A number of the publications I have identified do also offer print versions, although in many cases contents are also available, in part or in their entirety, on the websites. This does not so much indicate a retreat from a commitment to the online medium as it does a recognition that a strict demarcation between the two media has become increasingly untenable, at least as it is supposed to mark some essential difference, about which we must always remain mindful. Sampling both the online and print editions of one of these journals shows there is no such difference, neither in ambition nor in quality of thought. In these publications it becomes clear that writing in print has no intrinsic, metaphysical advantage over writing published through digital means, no greater authority that doesn’t come from the centuries-long dominance of the printing press. It should also be said that the convenience and immediacy of online publication does not make it superior to print when convenience and immediacy are not relevant concerns.
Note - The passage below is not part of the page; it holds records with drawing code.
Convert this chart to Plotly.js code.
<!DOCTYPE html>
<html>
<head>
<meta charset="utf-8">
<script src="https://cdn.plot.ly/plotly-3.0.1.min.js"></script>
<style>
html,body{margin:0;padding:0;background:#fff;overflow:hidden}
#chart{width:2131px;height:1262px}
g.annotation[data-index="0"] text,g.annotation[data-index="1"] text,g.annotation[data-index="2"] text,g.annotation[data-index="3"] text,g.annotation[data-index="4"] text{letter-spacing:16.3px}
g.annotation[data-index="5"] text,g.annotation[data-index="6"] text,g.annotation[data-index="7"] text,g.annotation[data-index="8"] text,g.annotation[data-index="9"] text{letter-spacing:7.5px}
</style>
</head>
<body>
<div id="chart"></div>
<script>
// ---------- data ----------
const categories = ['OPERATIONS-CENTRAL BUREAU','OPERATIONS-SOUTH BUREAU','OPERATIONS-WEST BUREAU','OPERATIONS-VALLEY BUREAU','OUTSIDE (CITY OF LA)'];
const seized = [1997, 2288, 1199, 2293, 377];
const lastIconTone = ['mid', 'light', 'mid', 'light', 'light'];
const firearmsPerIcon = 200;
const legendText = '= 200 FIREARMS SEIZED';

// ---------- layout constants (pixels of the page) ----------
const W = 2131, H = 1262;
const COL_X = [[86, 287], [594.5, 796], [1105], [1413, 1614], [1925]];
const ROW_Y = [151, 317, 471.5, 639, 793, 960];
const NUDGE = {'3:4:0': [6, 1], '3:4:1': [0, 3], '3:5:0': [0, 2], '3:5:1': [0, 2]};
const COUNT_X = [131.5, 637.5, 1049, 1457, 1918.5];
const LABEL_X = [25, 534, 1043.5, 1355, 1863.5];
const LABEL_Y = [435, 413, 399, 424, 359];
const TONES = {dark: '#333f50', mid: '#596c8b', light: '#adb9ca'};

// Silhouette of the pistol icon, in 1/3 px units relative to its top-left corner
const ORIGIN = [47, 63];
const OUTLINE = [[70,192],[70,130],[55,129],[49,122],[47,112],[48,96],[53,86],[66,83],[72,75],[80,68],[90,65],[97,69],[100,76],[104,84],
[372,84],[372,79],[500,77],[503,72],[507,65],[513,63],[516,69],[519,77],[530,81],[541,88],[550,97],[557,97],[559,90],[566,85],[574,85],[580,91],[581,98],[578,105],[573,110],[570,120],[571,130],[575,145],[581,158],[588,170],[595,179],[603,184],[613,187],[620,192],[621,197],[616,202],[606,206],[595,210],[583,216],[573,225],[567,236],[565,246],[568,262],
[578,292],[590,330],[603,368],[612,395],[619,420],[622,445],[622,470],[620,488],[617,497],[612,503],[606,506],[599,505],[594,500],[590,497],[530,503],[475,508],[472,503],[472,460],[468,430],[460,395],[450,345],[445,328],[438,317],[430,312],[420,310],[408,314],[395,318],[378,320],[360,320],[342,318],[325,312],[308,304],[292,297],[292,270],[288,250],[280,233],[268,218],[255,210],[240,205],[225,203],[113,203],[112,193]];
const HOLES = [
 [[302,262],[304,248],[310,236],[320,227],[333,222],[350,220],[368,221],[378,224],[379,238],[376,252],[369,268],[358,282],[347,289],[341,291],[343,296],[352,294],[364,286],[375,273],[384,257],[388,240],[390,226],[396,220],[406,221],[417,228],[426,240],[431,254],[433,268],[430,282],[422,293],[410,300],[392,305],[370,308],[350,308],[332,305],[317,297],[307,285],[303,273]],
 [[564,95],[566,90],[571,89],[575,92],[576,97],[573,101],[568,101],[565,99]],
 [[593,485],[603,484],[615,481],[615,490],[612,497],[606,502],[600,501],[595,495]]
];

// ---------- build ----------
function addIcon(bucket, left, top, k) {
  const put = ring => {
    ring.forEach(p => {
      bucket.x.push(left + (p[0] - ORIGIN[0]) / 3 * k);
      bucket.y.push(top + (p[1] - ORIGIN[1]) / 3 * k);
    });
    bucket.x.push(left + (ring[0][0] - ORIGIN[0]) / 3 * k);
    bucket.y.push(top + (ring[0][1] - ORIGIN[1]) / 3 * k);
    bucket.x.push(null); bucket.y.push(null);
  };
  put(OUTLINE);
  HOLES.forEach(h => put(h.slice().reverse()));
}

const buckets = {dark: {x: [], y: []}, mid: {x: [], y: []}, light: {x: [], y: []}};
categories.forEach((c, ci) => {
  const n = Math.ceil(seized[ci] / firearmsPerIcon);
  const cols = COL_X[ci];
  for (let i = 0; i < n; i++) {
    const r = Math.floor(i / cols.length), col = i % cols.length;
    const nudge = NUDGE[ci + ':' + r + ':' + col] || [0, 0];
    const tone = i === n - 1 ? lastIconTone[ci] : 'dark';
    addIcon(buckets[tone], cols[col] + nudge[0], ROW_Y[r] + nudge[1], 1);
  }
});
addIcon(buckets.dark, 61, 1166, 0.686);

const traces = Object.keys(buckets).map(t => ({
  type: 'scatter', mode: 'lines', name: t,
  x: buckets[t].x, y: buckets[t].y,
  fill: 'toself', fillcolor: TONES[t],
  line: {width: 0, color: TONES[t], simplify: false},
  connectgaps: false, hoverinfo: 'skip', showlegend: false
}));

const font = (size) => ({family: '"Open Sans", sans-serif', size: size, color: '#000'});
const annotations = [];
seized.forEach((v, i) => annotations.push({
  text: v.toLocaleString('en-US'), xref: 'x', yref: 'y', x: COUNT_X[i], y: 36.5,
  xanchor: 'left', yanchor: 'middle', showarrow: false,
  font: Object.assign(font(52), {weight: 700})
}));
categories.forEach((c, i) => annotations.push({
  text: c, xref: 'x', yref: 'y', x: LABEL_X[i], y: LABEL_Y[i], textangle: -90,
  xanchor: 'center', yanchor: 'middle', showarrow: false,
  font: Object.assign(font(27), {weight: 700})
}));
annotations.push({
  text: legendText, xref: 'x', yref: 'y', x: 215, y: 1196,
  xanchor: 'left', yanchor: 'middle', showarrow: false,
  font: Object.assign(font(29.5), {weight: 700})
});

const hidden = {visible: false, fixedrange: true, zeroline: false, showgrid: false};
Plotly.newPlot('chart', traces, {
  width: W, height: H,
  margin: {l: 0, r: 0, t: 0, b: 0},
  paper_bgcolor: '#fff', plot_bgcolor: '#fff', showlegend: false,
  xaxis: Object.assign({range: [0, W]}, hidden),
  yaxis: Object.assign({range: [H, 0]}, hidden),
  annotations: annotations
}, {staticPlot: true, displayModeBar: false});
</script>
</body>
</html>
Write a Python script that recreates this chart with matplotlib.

I would argue that the primary legacy of the literary blog consists of its questioning of the hegemony not of print but of those critics and reviewers claiming the imprimatur of authority on the basis of little more than their access, however much achieved through perceived merit, to the limited supply of critical outlets in print. That so many of the first wave of bloggers have subsequently achieved considerable status as writers and critics, online and in print, makes it pretty clear that “merit” was a more widely dispersed phenomenon than some critical “gatekeepers” would have had us believe. The point is not that blogs facilitated the career aspirations of any particular writers or critics but that they fomented a reappraisal of the way we talk about our literary culture that ultimately has reinvigorated non-academic literary criticism. That talk is both livelier and more comprehensive than it was before there was such a thing as a “literary weblog,” and the critics who fretted over their own looming demise still have their part in it.